02 August 2011

I don't wanna be grateful right now

Leave it to the Band to challenge me to be grateful when I really just want to bitch and moan about how fucking hot it is, about how I'm having to appeal to get one more year of financial aid, about how the fucking dog yarfed in the fucking bed last night...
you get the point.

And yet, much like when AB asked me to help out behind the scenes with the Band, I don't know how to say "no" to these wonderful women. (I should amend that to people, because the Band is far more than women--it's all inclusive.) It's kind of like when my sponsor tells me I'm going to have to re-write this writing assignment because she doesn't feel like I was honest enough or dug deep enough or whatever. I can't say no, because my life depends on it. And yes, I believe that my involvement with The Band is as vital to my continued existence as my recovery is. The Band is just another safe outlet for me, another group of people who understand me, who know what I'm going through. The Band is beautiful and I need them.

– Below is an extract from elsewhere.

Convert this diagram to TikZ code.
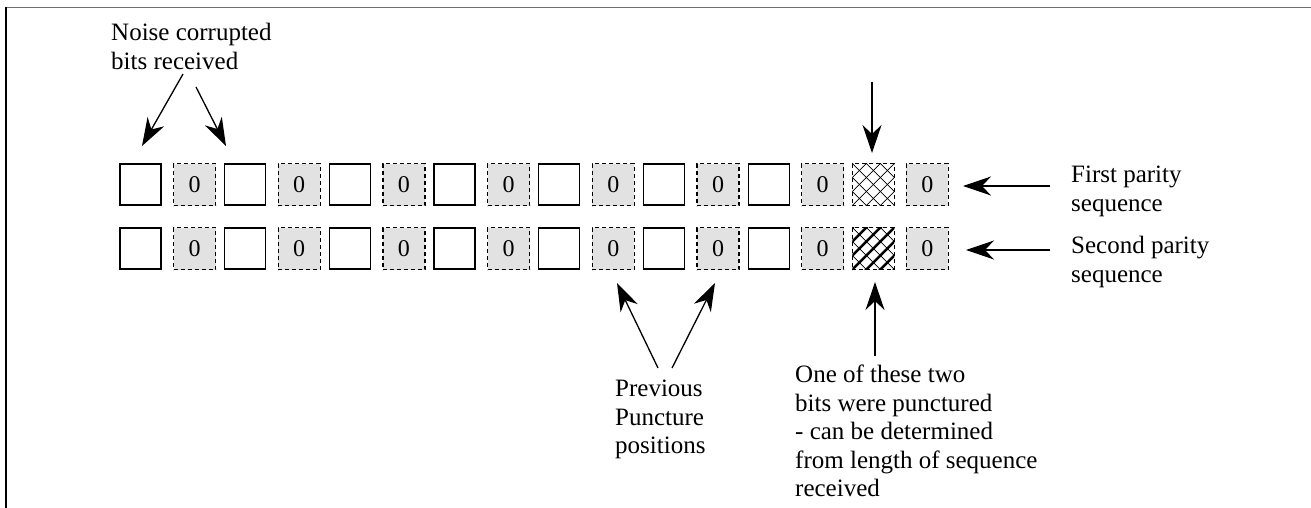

Don't get me wrong. I don't believe that the Band is a replacement for my 12 step fellowship or my 12 step program. They don't try or claim to be. The Band just naturally fits right into those things, which is good since I live in the swamps of East Texas and am geographically a bit removed from my 12 step fellowship peeps.

Because otherwise, I'd let this fucking hellish heat continue to piss me off, and I'd cry my eyes out over having to clean dog yarf out of the bed linens, and so on and so on and so on. It's pretty easy for me to throw myself a pity party.

So here I go, off to try and figure out what the fuck I am grateful for this morning. I think I'll start with being grateful for coffee.